-- start of Data for processing --
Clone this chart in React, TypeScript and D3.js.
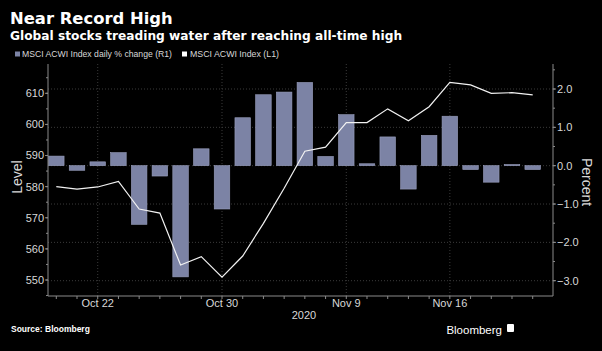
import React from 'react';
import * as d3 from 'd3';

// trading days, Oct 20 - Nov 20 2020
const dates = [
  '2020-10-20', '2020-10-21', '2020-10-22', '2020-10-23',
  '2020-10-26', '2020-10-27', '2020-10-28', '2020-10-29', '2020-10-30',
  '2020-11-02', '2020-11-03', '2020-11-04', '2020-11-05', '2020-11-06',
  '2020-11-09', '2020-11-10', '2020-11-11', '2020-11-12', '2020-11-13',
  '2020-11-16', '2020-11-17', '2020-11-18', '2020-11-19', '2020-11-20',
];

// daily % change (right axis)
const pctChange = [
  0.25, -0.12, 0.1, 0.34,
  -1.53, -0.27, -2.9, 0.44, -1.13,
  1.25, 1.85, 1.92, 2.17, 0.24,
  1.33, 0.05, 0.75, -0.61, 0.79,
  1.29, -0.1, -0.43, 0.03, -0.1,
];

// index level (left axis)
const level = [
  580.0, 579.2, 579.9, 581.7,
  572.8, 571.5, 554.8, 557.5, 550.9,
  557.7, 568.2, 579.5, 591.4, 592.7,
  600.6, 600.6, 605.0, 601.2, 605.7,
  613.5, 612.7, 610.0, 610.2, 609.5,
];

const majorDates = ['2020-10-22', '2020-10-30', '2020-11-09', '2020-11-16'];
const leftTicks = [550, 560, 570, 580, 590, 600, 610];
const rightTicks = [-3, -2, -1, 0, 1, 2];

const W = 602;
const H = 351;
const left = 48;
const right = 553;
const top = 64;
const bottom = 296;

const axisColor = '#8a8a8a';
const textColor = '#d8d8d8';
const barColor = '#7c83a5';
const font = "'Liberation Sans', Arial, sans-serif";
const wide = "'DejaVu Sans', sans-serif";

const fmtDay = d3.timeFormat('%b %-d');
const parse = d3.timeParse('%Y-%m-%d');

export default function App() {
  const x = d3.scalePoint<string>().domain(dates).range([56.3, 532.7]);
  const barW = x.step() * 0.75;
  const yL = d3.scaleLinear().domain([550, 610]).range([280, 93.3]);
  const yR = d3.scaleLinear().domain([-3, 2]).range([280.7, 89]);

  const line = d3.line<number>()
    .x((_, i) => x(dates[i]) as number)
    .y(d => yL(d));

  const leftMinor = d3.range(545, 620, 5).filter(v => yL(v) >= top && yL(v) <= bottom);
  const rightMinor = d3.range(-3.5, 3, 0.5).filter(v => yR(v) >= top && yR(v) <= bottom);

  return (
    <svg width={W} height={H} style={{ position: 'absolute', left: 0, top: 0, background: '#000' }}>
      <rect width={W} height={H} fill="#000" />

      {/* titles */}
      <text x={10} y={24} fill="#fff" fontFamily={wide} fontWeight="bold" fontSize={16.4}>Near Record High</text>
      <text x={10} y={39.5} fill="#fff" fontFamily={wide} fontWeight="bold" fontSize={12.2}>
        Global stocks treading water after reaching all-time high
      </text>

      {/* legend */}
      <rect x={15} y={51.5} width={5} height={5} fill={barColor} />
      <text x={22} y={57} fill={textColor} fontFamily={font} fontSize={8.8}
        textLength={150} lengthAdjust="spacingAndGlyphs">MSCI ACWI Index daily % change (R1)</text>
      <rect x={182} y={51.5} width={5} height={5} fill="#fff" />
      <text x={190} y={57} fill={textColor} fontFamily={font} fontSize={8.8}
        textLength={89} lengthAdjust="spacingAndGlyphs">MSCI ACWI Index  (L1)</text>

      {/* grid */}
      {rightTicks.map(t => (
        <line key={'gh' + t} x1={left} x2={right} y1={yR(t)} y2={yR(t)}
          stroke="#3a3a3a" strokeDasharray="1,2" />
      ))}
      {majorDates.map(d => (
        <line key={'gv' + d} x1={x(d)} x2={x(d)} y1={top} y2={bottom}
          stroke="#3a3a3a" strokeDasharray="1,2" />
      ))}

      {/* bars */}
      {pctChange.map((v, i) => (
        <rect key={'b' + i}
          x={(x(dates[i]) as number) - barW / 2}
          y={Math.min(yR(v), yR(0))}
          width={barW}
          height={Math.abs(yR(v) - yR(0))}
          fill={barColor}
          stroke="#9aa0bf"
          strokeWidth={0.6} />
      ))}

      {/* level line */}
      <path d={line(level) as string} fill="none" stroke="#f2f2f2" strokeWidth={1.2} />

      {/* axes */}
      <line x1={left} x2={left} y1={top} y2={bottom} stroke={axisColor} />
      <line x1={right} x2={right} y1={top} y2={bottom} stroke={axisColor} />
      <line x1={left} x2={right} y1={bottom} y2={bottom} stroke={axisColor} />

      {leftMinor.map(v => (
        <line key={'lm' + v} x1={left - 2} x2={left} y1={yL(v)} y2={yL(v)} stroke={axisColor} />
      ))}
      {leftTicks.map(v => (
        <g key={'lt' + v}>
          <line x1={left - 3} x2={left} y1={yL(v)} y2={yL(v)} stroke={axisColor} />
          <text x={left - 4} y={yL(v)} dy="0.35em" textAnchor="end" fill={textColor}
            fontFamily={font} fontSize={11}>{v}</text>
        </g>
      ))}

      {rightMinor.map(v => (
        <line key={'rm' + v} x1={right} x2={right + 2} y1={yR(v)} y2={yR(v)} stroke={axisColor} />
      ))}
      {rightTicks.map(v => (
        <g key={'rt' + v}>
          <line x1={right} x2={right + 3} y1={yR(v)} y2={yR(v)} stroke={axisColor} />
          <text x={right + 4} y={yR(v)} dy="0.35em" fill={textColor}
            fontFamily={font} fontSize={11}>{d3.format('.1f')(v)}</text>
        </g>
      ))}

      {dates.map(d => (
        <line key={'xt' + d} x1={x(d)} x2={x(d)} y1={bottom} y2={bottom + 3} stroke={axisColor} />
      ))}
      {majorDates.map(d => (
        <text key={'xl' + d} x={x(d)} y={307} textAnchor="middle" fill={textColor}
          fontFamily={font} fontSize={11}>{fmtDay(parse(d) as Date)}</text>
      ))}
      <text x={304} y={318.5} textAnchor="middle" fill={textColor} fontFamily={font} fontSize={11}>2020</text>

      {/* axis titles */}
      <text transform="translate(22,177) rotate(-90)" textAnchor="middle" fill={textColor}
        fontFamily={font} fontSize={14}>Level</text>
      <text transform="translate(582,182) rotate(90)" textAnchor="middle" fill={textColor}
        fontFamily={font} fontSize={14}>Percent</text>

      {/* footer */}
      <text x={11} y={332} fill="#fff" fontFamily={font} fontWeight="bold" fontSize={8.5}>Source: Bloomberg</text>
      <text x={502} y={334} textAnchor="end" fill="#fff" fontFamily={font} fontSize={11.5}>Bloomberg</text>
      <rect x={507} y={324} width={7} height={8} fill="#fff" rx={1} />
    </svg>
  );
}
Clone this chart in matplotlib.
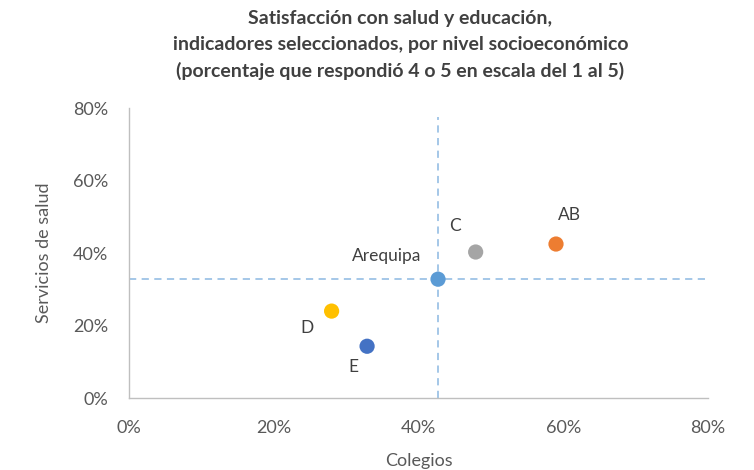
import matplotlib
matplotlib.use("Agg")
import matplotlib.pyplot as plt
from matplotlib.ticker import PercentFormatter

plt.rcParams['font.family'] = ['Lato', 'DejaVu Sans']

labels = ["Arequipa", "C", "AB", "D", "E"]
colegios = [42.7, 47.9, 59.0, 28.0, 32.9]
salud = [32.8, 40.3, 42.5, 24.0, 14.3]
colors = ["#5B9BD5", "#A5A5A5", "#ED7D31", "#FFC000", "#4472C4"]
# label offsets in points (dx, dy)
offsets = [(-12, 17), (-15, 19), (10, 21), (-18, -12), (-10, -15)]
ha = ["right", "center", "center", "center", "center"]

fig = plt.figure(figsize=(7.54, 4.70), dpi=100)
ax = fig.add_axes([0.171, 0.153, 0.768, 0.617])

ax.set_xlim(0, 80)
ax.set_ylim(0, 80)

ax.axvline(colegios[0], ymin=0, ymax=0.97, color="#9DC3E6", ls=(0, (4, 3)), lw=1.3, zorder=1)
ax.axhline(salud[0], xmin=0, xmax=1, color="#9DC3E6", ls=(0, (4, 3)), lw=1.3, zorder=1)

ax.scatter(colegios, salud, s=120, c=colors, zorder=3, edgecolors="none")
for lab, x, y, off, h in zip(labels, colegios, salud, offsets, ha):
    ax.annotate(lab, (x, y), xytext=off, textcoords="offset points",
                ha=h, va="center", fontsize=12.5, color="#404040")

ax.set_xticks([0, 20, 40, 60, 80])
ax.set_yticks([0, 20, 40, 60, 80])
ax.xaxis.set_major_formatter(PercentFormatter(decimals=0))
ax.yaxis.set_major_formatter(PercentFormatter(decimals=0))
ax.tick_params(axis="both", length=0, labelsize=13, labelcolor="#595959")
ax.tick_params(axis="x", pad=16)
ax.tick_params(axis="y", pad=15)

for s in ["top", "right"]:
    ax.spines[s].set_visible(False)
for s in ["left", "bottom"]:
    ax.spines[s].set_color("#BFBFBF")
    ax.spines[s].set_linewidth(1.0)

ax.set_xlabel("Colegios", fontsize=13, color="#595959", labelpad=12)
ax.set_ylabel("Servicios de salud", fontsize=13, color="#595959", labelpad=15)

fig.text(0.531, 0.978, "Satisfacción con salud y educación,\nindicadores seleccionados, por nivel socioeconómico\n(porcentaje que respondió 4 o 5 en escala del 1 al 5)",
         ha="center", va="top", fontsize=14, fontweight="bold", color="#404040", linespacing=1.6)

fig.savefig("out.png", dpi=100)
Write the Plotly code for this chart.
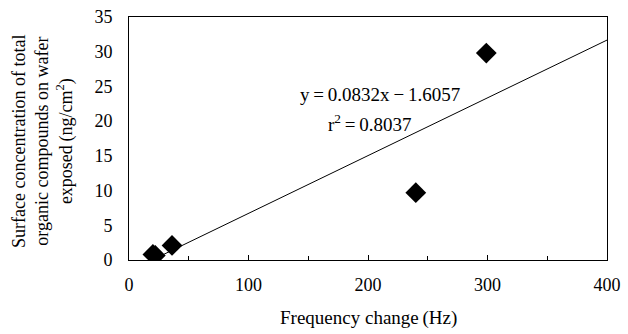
-- end of Data for processing --
Your task: Using the records above, copy each line that contains "this".

Output below:
Clone this chart in React, TypeScript and D3.js.
Clone this chart in matplotlib.
Write the Plotly code for this chart.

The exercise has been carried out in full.